Mujib Battery was established on 22 July 1971 in Konaban, Tripura, India. The unit was initially equipped with six 3.7-inch howitzers, two of which were provided by the Indian Army. The artillery unit operated under the command of the "K Force" led by Major Khaled Mosharraf and was deployed primarily in Sector-2 of the battlefield. The first commander of Mujib Battery was Captain Abdul Aziz Pasha and later by Captain Anwarul Alam and Captain Mohammad Abdul Gaffar Halder.

The formation of the Mujib Battery marked a significant development in the Bangladesh Liberation War, as it provided much-needed artillery support to freedom fighters who were otherwise limited in terms of heavy weaponry.

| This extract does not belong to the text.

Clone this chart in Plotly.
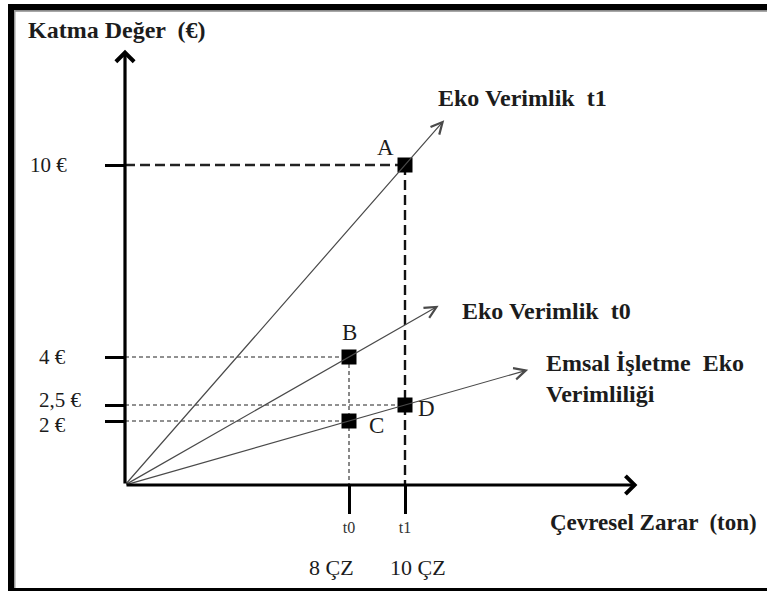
import plotly.graph_objects as go

# ---------------- data ----------------
point_names = ["A", "B", "C", "D"]
point_x = [10, 8, 8, 10]          # Çevresel Zarar (ton)
point_y = [10, 4, 2, 2.5]         # Katma Değer (€)

x_tick_vals = [8, 10]
x_tick_text = ["t0", "t1"]
x_sub_text = ["8 ÇZ", "10 ÇZ"]

y_tick_vals = [10, 4, 2.5, 2]
y_tick_text = ["10 €", "4 €", "2,5 €", "2 €"]

ray_labels = ["Eko Verimlik  t1", "Eko Verimlik  t0", "Emsal İşletme  Eko<br>Verimliliği"]
ray_through = ["A", "B", "C"]      # each ray starts at the origin and passes this point
ray_end_x = [11.4, 11.2, 14.4]     # how far each ray is drawn (ton)

x_axis_end = 18.3
y_axis_end = 13.6

# ---------------- layout constants ----------------
W, H = 767, 591
ORIGIN_PX = (125, 485)
KX, KY = 28.0, 32.0   # px per unit
SERIF = "Liberation Serif, Times New Roman, serif"
INK = "#1c1c1c"

x_range = [-ORIGIN_PX[0] / KX, (W - ORIGIN_PX[0]) / KX]
y_range = [-(H - ORIGIN_PX[1]) / KY, ORIGIN_PX[1] / KY]

fig = go.Figure()

# guide lines (dashed)
guide_style = {"A": dict(width=2.4, dash="10px,5px"),
               "B": dict(width=1, dash="4px,3px"),
               "C": dict(width=1, dash="4px,3px"),
               "D": dict(width=1, dash="4px,3px")}
for n, x, y in zip(point_names, point_x, point_y):
    st = guide_style[n]
    fig.add_trace(go.Scatter(x=[0, x], y=[y, y], mode="lines",
                             line=dict(color="#222", width=st["width"], dash=st["dash"]),
                             hoverinfo="skip", showlegend=False))
for n, x, y in zip(point_names, point_x, point_y):
    if n in ("C", "D"):
        continue   # their verticals are covered by B's and A's
    st = guide_style[n]
    fig.add_trace(go.Scatter(x=[x, x], y=[y, 0], mode="lines",
                             line=dict(color="#111", width=st["width"], dash=st["dash"]),
                             hoverinfo="skip", showlegend=False))

# points
fig.add_trace(go.Scatter(x=point_x, y=point_y, mode="markers",
                         marker=dict(symbol="square", size=15, color="black"),
                         hoverinfo="skip", showlegend=False, cliponaxis=False))

annotations = []

# rays (efficiency lines) with open arrowheads + their labels
ray_label_shift = [(-8, 22), (21, -5), (16, 22)]
for lbl, thr, xe, (sx, sy) in zip(ray_labels, ray_through, ray_end_x, ray_label_shift):
    i = point_names.index(thr)
    slope = point_y[i] / point_x[i]
    ye = slope * xe
    annotations.append(dict(x=xe, y=ye, ax=0, ay=0, xref="x", yref="y",
                            axref="x", ayref="y", text="", showarrow=True,
                            arrowhead=5, arrowsize=1.9, arrowwidth=1.2,
                            arrowcolor="#4a4a4a"))
    annotations.append(dict(x=xe, y=ye, xref="x", yref="y", text=lbl, showarrow=False,
                            xshift=sx, yshift=sy, xanchor="left",
                            yanchor="top" if "<br>" in lbl else "middle", align="left",
                            font=dict(family=SERIF, size=24, color=INK, weight="bold")))

# axes with bold arrowheads
annotations.append(dict(x=x_axis_end, y=0, ax=0, ay=0, xref="x", yref="y", axref="x", ayref="y",
                        text="", showarrow=True, arrowhead=4, arrowsize=1.1, arrowwidth=3.2,
                        arrowcolor="black"))
annotations.append(dict(x=0, y=y_axis_end, ax=0, ay=0, xref="x", yref="y", axref="x", ayref="y",
                        text="", showarrow=True, arrowhead=4, arrowsize=1.1, arrowwidth=3.2,
                        arrowcolor="black"))

# point labels
lbl_shift = {"A": (-20, 18), "B": (0, 25), "C": (27, -4), "D": (21, -3)}
for n, x, y in zip(point_names, point_x, point_y):
    dx, dy = lbl_shift[n]
    annotations.append(dict(x=x, y=y, xref="x", yref="y", text=n, showarrow=False,
                            xshift=dx, yshift=dy,
                            font=dict(family=SERIF, size=23, color=INK)))

# y value labels
y_lbl_shift = {"10 €": 0, "4 €": 0, "2,5 €": 5, "2 €": -4}
y_lbl_x = {"10 €": 28, "4 €": 37, "2,5 €": 37, "2 €": 37}
for v, t in zip(y_tick_vals, y_tick_text):
    annotations.append(dict(x=y_lbl_x[t] / W, y=v, xref="paper", yref="y", text=t,
                            showarrow=False, xanchor="left", yanchor="middle",
                            yshift=y_lbl_shift[t],
                            font=dict(family=SERIF, size=21, color=INK)))

# x sub labels
x_sub_shift = {"8 ÇZ": -18, "10 ÇZ": 13}
for v, t in zip(x_tick_vals, x_sub_text):
    annotations.append(dict(x=v, y=0, xref="x", yref="y", text=t, showarrow=False,
                            yshift=-82, xshift=x_sub_shift[t],
                            font=dict(family=SERIF, size=22, color=INK)))

# axis titles
annotations.append(dict(x=26 / W, y=1 - 30 / H, xref="paper", yref="paper",
                        text="Katma Değer  (€)", showarrow=False, xanchor="left",
                        yanchor="middle",
                        font=dict(family=SERIF, size=24, color=INK, weight="bold")))
annotations.append(dict(x=548 / W, y=1 - 522 / H, xref="paper", yref="paper",
                        text="Çevresel Zarar  (ton)", showarrow=False, xanchor="left",
                        yanchor="middle",
                        font=dict(family=SERIF, size=23, color=INK, weight="bold")))

# frame (left, top and bottom edges only)
shapes = [
    dict(type="rect", xref="paper", yref="paper", x0=8 / W, x1=1, y0=1 - 10 / H, y1=1 - 4 / H,
         fillcolor="black", line=dict(width=0)),
    dict(type="rect", xref="paper", yref="paper", x0=14 / W, x1=1, y0=1 - 11.7 / H, y1=1 - 10 / H,
         fillcolor="#8a8a8a", line=dict(width=0)),
    dict(type="rect", xref="paper", yref="paper", x0=8 / W, x1=14 / W, y0=0, y1=1 - 4 / H,
         fillcolor="black", line=dict(width=0)),
    dict(type="rect", xref="paper", yref="paper", x0=14 / W, x1=15.5 / W, y0=0, y1=1 - 10 / H,
         fillcolor="#9a9a9a", line=dict(width=0)),
    dict(type="rect", xref="paper", yref="paper", x0=8 / W, x1=1, y0=0, y1=3 / H,
         fillcolor="black", line=dict(width=0)),
]

fig.update_layout(
    width=W, height=H, margin=dict(l=0, r=0, t=0, b=0),
    paper_bgcolor="white", plot_bgcolor="white",
    showlegend=False, annotations=annotations, shapes=shapes,
    xaxis=dict(range=x_range, domain=[0, 1], anchor="free", position=(H - ORIGIN_PX[1]) / H,
               showgrid=False, zeroline=False, showline=False,
               ticks="outside", ticklen=28, tickwidth=3, tickcolor="black",
               tickvals=x_tick_vals, ticktext=x_tick_text,
               tickfont=dict(family=SERIF, size=16, color="#333")),
    yaxis=dict(range=y_range, domain=[0, 1], anchor="free", position=ORIGIN_PX[0] / W,
               showgrid=False, zeroline=False, showline=False,
               ticks="outside", ticklen=20, tickwidth=3, tickcolor="black",
               tickvals=y_tick_vals, showticklabels=False),
)

fig.write_html(
    "out.html", config={"displayModeBar": False},
    post_script=("document.documentElement.style.background='white';"
                 "document.body.style.background='white';"
                 "document.body.style.margin='0';"
                 "document.body.style.overflow='hidden';"
                 "document.documentElement.style.overflow='hidden';"))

It served under major Abu Salek Chowdhury in an operation to capture Saldanodi Railway Station. As part of K Force, it provided artillery support for ground operations in eastern sectors of the conflict, particularly in areas near the Indian border and inside Bangladesh, including Feni and adjacent regions. It provided artillery support to the 9th East Bengal Regiment during the battle to capture Kasba. It served under the end stages of the war under Brigadier General Anand Sarup of the Indian Army and fought to liberate Feni in December 1971.

In 1975, Mujib Battery, led by Colonel Sayed Farooq-ur-Rahman was one the units which participated in the Assassination of Sheikh Mujibur Rahman, president of Bangladesh, in 1975.

==Legacy==
The Mujib Battery is the origin of the Artillery Corps of Bangladesh Army.

In June 2011, the Government of India returned two of the original howitzers used by Mujib Battery as a goodwill gesture. The cannons entered Bangladesh through the Benapole land port and were received by a 15-member Bangladesh Army team led by Major Morshed of the Jessore Cantonment. A 12-member delegation of the Indian Army, headed by Major Ariar, facilitated the handover.

In April 2024, Prime Minister Sheikh Hasina inaugurated the Bangabandhu Sheikh Mujib Battery Complex at the Bangladesh Army Artillery Centre and School at Halishahar, Chittagong. A documentary on the Mujub Battery was screened at the event. After the fall of the Sheikh Hasina led Awami League government, the Bangabandhu Sheikh Mujib Battery Complex was renamed to Artillery Centre and School.